RAW DATA:
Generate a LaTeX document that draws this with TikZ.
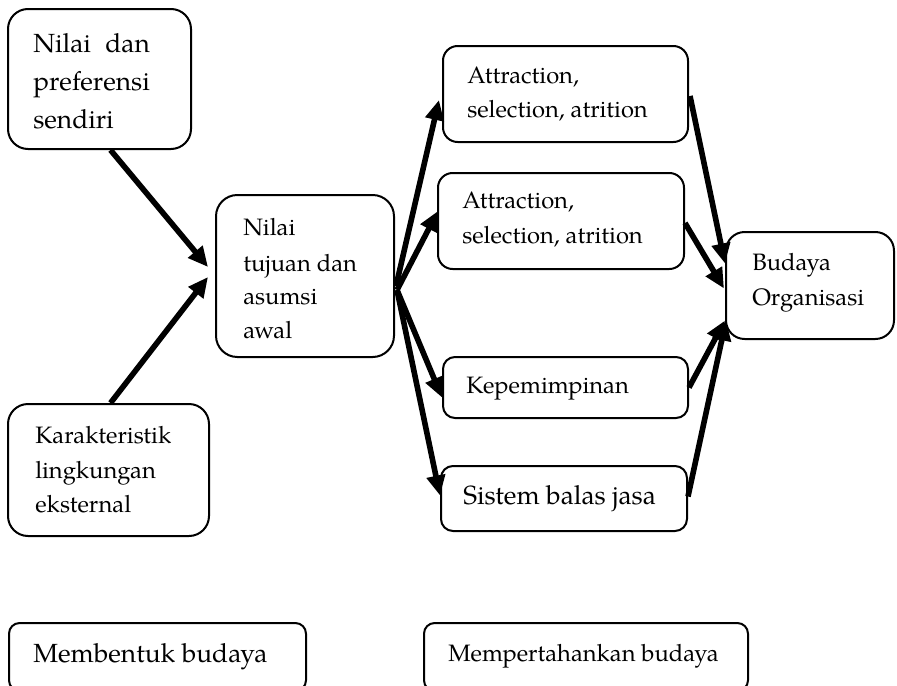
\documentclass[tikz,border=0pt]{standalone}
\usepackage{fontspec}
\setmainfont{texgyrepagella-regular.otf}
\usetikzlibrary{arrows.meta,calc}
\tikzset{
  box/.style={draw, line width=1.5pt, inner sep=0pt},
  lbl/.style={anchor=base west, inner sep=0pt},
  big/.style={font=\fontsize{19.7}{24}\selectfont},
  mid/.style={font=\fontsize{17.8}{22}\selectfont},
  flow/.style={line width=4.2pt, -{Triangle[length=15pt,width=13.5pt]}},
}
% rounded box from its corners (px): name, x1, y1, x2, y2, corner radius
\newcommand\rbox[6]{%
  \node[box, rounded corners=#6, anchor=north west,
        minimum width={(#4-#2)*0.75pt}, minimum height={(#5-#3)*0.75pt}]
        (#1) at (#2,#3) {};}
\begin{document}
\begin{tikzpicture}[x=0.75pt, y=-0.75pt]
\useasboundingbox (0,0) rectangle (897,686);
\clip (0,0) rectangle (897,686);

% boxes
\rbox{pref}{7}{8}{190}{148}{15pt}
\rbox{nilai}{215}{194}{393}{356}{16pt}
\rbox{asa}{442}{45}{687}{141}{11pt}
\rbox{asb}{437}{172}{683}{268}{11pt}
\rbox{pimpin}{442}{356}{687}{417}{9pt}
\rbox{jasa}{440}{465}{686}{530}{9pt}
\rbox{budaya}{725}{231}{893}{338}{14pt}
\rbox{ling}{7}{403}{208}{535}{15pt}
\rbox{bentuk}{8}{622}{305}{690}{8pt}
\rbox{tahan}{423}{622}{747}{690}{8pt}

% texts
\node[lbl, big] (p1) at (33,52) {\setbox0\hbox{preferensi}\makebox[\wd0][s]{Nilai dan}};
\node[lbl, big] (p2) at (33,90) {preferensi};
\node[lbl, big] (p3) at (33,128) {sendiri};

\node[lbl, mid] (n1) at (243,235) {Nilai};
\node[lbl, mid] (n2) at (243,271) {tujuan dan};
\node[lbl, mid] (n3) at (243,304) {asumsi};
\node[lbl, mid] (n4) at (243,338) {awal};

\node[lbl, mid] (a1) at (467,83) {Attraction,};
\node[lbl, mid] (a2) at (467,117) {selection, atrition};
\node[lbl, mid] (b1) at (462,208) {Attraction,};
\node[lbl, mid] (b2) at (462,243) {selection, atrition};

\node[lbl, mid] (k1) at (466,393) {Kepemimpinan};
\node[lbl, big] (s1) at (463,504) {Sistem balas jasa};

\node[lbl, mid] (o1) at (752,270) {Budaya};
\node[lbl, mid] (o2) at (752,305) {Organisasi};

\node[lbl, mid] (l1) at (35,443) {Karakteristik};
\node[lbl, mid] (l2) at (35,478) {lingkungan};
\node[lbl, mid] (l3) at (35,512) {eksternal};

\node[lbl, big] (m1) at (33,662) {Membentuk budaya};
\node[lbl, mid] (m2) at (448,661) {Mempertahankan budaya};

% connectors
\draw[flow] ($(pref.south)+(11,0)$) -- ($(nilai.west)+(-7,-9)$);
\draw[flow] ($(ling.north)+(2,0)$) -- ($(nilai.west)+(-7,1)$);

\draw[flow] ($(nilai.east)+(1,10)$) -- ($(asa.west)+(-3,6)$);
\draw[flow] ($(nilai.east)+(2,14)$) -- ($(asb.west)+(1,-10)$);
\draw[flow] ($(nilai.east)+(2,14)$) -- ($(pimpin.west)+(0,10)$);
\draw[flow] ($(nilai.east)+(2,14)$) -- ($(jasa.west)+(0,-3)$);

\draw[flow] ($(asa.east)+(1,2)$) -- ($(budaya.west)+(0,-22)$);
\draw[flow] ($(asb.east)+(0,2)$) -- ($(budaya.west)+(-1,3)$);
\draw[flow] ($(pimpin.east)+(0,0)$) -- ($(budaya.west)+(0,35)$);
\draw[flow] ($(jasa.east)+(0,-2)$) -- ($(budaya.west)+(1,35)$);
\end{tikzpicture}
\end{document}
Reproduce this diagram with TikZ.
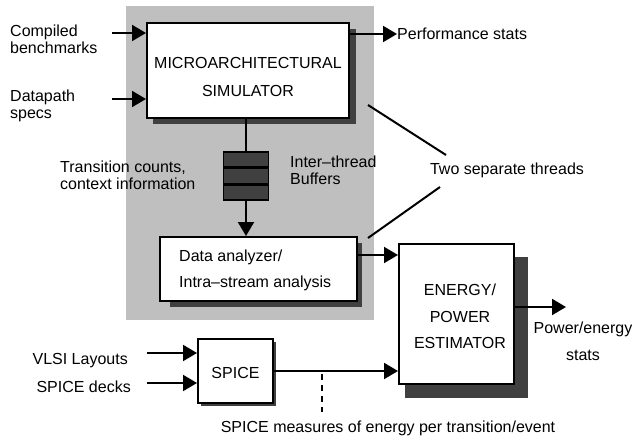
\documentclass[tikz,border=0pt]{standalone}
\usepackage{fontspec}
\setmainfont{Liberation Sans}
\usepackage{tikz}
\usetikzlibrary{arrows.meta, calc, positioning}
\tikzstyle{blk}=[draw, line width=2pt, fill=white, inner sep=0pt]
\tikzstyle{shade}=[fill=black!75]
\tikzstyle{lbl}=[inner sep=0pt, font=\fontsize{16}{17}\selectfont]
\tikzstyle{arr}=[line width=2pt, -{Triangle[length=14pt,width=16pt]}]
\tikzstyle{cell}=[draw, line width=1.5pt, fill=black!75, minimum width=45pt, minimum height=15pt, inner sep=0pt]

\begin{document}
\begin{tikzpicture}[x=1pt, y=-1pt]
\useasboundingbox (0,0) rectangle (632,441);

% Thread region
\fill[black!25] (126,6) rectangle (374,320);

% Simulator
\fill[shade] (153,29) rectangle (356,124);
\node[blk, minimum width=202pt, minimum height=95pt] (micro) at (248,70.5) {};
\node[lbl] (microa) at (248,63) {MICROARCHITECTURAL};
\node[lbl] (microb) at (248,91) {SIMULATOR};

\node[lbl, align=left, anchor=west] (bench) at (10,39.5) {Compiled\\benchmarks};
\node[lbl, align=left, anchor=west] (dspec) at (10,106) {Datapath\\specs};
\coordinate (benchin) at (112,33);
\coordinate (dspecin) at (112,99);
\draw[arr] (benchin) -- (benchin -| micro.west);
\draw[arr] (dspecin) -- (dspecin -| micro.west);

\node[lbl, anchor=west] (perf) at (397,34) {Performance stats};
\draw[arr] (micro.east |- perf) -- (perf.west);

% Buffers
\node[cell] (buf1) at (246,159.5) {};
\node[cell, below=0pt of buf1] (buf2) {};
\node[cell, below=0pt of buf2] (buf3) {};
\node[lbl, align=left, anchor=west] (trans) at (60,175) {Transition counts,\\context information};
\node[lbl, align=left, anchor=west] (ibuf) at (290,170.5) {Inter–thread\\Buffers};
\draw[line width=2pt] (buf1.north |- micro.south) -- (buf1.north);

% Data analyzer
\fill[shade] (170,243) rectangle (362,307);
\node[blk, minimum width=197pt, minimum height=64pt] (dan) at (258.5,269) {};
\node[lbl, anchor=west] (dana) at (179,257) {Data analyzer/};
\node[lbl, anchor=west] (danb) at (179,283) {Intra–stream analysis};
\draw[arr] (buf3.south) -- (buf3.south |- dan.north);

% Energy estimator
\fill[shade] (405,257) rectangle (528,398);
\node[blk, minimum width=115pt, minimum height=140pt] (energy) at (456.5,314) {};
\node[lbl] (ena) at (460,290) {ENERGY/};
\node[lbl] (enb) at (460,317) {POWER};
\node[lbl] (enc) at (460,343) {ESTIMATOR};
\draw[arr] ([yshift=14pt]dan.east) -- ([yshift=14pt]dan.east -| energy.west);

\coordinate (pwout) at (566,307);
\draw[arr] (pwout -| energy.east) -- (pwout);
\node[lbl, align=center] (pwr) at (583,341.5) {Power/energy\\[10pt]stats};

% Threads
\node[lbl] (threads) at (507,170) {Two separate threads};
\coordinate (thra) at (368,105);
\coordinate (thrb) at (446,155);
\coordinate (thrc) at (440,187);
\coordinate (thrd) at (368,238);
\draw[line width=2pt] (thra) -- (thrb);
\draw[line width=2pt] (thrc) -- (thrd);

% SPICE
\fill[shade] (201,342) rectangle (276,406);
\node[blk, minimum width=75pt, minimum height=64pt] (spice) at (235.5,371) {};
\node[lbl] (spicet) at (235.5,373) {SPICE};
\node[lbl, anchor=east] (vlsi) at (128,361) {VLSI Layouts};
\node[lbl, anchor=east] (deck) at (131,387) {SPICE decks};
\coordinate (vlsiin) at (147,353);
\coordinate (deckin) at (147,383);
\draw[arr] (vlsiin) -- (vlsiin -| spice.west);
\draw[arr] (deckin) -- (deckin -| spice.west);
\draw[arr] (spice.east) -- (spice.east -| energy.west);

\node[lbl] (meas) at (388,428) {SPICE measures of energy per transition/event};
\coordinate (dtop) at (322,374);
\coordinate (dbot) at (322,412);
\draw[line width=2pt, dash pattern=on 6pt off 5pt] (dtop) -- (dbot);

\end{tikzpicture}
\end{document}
...
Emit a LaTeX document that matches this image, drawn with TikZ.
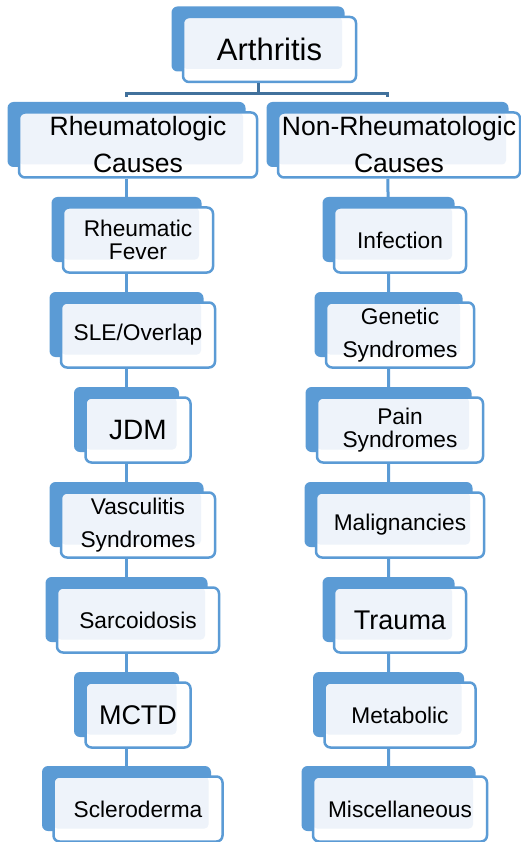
---
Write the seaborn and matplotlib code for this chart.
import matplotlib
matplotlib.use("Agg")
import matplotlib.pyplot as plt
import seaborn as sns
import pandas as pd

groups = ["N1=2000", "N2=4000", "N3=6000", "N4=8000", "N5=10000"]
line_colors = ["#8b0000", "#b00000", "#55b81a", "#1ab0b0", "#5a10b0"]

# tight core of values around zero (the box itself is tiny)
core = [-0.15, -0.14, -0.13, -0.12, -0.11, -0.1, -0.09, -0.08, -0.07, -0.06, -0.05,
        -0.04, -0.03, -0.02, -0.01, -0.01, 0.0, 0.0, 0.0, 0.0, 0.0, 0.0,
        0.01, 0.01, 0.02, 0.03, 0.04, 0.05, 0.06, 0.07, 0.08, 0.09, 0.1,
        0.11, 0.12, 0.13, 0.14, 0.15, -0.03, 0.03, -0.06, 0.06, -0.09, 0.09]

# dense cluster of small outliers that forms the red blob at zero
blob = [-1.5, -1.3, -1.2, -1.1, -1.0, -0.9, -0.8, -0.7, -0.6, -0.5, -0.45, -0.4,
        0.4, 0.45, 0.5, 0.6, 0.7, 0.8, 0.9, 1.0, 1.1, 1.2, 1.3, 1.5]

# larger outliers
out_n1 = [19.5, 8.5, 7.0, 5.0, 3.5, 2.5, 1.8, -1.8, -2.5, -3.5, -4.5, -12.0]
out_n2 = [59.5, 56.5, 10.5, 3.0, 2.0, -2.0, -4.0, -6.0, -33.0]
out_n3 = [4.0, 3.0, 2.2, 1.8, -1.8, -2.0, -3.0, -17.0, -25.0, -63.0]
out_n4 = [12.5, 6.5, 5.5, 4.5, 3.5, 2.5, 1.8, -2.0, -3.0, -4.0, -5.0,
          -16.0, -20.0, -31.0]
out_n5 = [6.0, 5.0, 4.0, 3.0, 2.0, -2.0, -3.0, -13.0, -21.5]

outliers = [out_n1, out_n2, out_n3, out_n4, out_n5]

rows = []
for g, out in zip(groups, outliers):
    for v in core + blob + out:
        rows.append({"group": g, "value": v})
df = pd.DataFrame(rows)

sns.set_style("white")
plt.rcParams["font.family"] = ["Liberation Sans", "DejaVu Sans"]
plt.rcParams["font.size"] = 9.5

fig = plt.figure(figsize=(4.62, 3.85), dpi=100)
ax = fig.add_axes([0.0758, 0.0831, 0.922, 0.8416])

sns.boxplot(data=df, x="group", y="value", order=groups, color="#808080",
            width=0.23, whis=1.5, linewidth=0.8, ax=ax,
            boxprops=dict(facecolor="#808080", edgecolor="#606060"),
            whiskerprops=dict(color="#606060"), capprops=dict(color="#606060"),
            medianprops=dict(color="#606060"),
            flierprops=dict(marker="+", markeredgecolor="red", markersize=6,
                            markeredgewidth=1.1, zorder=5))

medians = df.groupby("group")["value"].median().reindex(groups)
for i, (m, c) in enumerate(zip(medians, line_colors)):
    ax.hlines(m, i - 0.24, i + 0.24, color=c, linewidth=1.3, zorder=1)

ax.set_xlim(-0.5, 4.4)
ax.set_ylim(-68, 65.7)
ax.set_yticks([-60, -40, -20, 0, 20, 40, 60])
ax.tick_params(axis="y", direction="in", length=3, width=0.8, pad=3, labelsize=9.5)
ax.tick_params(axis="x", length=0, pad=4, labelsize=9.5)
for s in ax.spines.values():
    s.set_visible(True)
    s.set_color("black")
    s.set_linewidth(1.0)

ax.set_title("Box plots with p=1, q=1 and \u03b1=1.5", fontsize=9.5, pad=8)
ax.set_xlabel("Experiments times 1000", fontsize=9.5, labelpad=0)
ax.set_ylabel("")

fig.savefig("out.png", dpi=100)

WRITTEN INSTRUCTION:
Print, from the entries above, the line with "Write the seaborn", the line with "ax = fig.add_axes([0.0758, 0.0831, 0.922, 0.8416])" and all lines between them, exactly and with nothing else.

EXERCISE RESULT:
Write the seaborn and matplotlib code for this chart.
import matplotlib
matplotlib.use("Agg")
import matplotlib.pyplot as plt
import seaborn as sns
import pandas as pd

groups = ["N1=2000", "N2=4000", "N3=6000", "N4=8000", "N5=10000"]
line_colors = ["#8b0000", "#b00000", "#55b81a", "#1ab0b0", "#5a10b0"]

# tight core of values around zero (the box itself is tiny)
core = [-0.15, -0.14, -0.13, -0.12, -0.11, -0.1, -0.09, -0.08, -0.07, -0.06, -0.05,
        -0.04, -0.03, -0.02, -0.01, -0.01, 0.0, 0.0, 0.0, 0.0, 0.0, 0.0,
        0.01, 0.01, 0.02, 0.03, 0.04, 0.05, 0.06, 0.07, 0.08, 0.09, 0.1,
        0.11, 0.12, 0.13, 0.14, 0.15, -0.03, 0.03, -0.06, 0.06, -0.09, 0.09]

# dense cluster of small outliers that forms the red blob at zero
blob = [-1.5, -1.3, -1.2, -1.1, -1.0, -0.9, -0.8, -0.7, -0.6, -0.5, -0.45, -0.4,
        0.4, 0.45, 0.5, 0.6, 0.7, 0.8, 0.9, 1.0, 1.1, 1.2, 1.3, 1.5]

# larger outliers
out_n1 = [19.5, 8.5, 7.0, 5.0, 3.5, 2.5, 1.8, -1.8, -2.5, -3.5, -4.5, -12.0]
out_n2 = [59.5, 56.5, 10.5, 3.0, 2.0, -2.0, -4.0, -6.0, -33.0]
out_n3 = [4.0, 3.0, 2.2, 1.8, -1.8, -2.0, -3.0, -17.0, -25.0, -63.0]
out_n4 = [12.5, 6.5, 5.5, 4.5, 3.5, 2.5, 1.8, -2.0, -3.0, -4.0, -5.0,
          -16.0, -20.0, -31.0]
out_n5 = [6.0, 5.0, 4.0, 3.0, 2.0, -2.0, -3.0, -13.0, -21.5]

outliers = [out_n1, out_n2, out_n3, out_n4, out_n5]

rows = []
for g, out in zip(groups, outliers):
    for v in core + blob + out:
        rows.append({"group": g, "value": v})
df = pd.DataFrame(rows)

sns.set_style("white")
plt.rcParams["font.family"] = ["Liberation Sans", "DejaVu Sans"]
plt.rcParams["font.size"] = 9.5

fig = plt.figure(figsize=(4.62, 3.85), dpi=100)
ax = fig.add_axes([0.0758, 0.0831, 0.922, 0.8416])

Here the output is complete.